Handheld device 'sees' damage in concrete bridges, piers

May 21, 2007
Handheld device 'sees' damage in concrete bridges, piers
Professor Oral Buyukozturk of civil and environmental engineering, left, and student Tzu-Yang Yu in the lab with a concrete sample and an image (on the laptop screen) produced with the noninvasive damage-assessing technology they developed. Photo / Donna Coveney

Engineers at MIT have developed a new technique for detecting damage in concrete bridges and piers that could increase the safety of aging infrastructure by allowing easier, more frequent, onsite inspections that don't interfere with traffic or service.

The technique involves use of a hand-held radar device that can "see" through the fiberglass-polymer wrapping often used to strengthen aging concrete columns to detect damage behind the wrapping not visible to the naked eye. Such damage can occur on the concrete itself, or to areas where layers of the wrapping have come loose from one another or even debonded from the concrete.

The new noninvasive technique can be used onsite from a distance of more than 10 meters (30 feet) and requires no dismantling or obstruction of the infrastructure. It provides immediate, onsite feedback.

Called FAR-NDT (far-field airborne radar nondestructive testing), the technique could prove especially advantageous for bridges that span rivers or highways, which can prove inaccessible for other inspection techniques. The MIT researchers first reported the technique in the proceedings of the International Conference on Structural Faults and Repair held in Edinburgh, Scotland, last year.

"The use of radar for detecting hidden defects and deterioration behind covered surfaces offers great potential for wide-range use in assessing the safety of bridges and buildings that have been retrofitted with composite materials," said Professor Oral Buyukozturk of the Department of Civil and Environmental Engineering (CEE), who developed the technique with CEE graduate student Tzu-Yang Yu and Dennis Blejer of MIT Lincoln Laboratory, where prototype radar measurements were made.

Fiberglass-polymer jacketing--shiny, textured fabric in black or ivory often seen wrapped around concrete columns--is widely used to upgrade existing concrete structures so they can carry a greater load or sustain additional earthquake impact. The wrap is also commonly used to retrofit structures that are damaged or deteriorating from weather or other wear.

Techniques presently available for inspecting these fiberglass-polymer jacketing systems require the inspector to come in direct or close contact with the structure. Some actually require removal of a physical sample, which itself could create a safety issue. The advantage of the new technique is that it allows a rapid inspection from a distance and provides computerized visualization of the internal damages.

"This technique would allow the engineers to perform reliable, in-situ inspection for visualizing and characterizing hidden damages from distances without having to endanger the structure by taking specimens from it, and at the same time, without disturbing the traffic or service," said Yu, whose Ph.D. thesis will focus on this research. "The project is an excellent example of bridging fundamental science and engineering applications."

The researchers have demonstrated the validity and potential of the new technique through experiments and computer simulations by sending and receiving radar signals using a "horn" antenna to inspect bridge piers from distances of more than 10 meters.

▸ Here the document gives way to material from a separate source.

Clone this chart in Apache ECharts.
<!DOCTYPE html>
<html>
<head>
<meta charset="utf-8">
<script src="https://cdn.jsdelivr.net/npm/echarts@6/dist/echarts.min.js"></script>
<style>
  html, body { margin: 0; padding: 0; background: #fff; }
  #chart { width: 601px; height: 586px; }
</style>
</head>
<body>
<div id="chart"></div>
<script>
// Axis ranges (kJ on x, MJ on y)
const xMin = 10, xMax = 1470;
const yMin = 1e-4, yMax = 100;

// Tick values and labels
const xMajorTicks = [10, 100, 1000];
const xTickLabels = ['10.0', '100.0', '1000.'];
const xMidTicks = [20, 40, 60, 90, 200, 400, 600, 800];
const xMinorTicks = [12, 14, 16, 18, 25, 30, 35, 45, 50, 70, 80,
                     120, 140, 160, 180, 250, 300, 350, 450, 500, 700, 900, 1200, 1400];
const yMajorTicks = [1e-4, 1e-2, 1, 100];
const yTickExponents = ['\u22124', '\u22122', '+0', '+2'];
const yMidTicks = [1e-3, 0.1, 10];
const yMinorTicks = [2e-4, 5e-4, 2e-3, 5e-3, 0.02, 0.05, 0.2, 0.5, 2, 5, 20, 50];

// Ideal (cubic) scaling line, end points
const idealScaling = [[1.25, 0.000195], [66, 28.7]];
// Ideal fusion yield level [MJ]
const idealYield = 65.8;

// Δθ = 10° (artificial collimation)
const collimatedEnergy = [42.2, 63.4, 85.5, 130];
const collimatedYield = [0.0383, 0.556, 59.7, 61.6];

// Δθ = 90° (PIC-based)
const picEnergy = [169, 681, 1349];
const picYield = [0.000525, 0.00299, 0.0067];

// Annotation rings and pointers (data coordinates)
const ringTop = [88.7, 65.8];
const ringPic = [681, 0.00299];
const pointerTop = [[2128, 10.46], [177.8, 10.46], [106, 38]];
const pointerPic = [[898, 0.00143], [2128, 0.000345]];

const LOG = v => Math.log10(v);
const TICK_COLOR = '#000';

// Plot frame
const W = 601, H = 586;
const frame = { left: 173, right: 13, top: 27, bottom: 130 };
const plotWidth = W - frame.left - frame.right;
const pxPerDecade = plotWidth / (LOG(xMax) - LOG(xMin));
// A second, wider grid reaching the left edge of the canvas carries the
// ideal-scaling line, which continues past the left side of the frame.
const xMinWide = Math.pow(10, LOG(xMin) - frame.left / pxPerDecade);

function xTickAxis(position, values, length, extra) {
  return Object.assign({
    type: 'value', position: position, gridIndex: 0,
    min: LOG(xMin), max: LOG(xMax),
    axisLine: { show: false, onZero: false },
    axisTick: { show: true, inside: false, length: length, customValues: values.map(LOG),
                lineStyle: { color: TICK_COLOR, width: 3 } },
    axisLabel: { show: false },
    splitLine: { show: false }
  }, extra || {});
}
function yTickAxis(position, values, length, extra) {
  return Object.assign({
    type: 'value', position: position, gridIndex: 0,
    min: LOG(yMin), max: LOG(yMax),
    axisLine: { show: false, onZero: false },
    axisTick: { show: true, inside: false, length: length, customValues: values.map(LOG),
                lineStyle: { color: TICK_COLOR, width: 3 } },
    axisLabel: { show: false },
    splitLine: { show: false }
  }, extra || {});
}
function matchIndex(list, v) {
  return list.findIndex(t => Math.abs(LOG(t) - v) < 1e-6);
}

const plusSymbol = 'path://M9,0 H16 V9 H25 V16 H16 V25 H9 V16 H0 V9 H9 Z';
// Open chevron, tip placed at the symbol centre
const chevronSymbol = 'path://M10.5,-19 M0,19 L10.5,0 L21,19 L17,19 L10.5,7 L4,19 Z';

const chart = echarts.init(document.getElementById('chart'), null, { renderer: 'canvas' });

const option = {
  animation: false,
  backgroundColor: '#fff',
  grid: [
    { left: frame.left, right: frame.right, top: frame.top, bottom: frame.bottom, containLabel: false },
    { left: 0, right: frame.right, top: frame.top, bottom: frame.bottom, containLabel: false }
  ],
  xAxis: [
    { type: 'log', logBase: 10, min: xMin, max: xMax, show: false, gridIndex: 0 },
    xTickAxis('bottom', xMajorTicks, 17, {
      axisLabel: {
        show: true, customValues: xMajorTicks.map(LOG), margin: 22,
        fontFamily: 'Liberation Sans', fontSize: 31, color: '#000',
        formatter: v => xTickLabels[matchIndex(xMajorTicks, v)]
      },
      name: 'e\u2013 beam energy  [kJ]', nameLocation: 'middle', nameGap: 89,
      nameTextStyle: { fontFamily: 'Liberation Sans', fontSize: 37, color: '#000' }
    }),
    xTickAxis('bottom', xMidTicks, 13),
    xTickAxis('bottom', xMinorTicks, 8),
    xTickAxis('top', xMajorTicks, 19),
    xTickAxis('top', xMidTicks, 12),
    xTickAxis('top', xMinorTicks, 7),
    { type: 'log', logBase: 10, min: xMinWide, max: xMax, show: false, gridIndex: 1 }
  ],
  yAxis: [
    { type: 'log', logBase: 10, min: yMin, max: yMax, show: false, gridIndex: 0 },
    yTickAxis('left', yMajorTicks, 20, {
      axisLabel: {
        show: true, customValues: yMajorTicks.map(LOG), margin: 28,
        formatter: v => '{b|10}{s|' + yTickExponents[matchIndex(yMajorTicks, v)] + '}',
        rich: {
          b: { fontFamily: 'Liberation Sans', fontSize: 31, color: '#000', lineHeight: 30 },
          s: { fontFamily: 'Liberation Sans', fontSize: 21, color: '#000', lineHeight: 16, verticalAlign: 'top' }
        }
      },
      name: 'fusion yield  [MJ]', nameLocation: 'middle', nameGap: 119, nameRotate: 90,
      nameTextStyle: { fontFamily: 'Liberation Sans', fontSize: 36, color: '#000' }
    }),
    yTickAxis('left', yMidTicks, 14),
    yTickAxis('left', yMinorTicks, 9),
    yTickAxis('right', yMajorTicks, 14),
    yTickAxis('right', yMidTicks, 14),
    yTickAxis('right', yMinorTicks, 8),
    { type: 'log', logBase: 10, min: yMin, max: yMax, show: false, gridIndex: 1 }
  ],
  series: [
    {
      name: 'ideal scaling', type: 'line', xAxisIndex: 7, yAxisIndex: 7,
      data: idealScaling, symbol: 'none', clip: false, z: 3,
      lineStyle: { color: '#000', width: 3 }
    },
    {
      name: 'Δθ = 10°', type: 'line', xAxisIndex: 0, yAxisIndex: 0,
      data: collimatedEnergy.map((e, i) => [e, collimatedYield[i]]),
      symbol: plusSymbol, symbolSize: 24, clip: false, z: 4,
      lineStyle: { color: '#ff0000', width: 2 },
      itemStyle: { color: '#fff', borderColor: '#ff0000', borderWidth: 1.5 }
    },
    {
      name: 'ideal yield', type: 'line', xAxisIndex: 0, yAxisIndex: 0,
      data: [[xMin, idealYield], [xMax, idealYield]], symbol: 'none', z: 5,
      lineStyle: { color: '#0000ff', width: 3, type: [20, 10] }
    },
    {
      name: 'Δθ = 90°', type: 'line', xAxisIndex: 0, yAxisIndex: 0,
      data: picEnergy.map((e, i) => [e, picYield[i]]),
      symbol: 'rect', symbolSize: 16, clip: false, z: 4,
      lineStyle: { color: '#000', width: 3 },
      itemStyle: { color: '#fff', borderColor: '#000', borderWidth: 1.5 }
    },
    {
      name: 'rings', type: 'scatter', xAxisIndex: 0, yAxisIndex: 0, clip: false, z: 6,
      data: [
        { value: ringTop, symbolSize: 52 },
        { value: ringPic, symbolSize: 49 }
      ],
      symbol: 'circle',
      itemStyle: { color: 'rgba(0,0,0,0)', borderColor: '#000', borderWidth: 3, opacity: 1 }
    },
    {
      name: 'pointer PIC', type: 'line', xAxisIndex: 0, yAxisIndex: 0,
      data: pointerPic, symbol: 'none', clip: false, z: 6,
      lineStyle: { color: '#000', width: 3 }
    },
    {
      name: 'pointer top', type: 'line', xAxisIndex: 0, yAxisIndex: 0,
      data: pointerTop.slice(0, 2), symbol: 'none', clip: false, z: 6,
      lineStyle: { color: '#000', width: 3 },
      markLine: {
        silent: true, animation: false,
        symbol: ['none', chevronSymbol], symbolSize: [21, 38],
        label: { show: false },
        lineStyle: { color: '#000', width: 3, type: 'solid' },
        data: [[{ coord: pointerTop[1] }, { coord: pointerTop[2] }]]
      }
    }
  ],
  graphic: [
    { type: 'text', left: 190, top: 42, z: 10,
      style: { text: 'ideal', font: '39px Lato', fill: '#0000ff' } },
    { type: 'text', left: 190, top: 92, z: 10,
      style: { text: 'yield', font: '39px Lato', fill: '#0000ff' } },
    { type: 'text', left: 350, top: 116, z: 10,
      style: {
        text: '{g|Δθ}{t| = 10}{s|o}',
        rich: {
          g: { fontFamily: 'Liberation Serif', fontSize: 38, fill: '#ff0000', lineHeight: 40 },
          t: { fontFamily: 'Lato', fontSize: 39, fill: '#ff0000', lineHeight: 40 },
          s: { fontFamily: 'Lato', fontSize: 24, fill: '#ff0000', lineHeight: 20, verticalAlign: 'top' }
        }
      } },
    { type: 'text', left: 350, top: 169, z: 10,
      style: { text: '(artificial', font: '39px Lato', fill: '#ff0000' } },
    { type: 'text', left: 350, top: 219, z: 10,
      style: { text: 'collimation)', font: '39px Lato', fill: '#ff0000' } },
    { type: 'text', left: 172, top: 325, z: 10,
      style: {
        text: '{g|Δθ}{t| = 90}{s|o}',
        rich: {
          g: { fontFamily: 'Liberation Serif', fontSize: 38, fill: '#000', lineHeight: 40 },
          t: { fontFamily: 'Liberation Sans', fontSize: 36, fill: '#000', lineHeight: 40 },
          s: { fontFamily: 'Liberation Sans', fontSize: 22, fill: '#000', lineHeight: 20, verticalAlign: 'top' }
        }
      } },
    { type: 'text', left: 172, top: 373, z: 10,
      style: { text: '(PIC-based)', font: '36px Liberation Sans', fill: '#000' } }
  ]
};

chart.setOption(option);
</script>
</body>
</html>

In their experiments, a horn antenna transmits a radar signal to a fiber-wrapped concrete specimen, which reflects the signal back to the antenna. The collected data are then converted by an imaging algorithm into a visualization of the interior of the specimen, including any damage.

The researchers say that the concept has been validated by their initial experimental results using an existing prototype radar system and by computer simulations. Future development of appropriate portable radar equipment for onsite use is necessary before the system can be placed in widespread use by industry.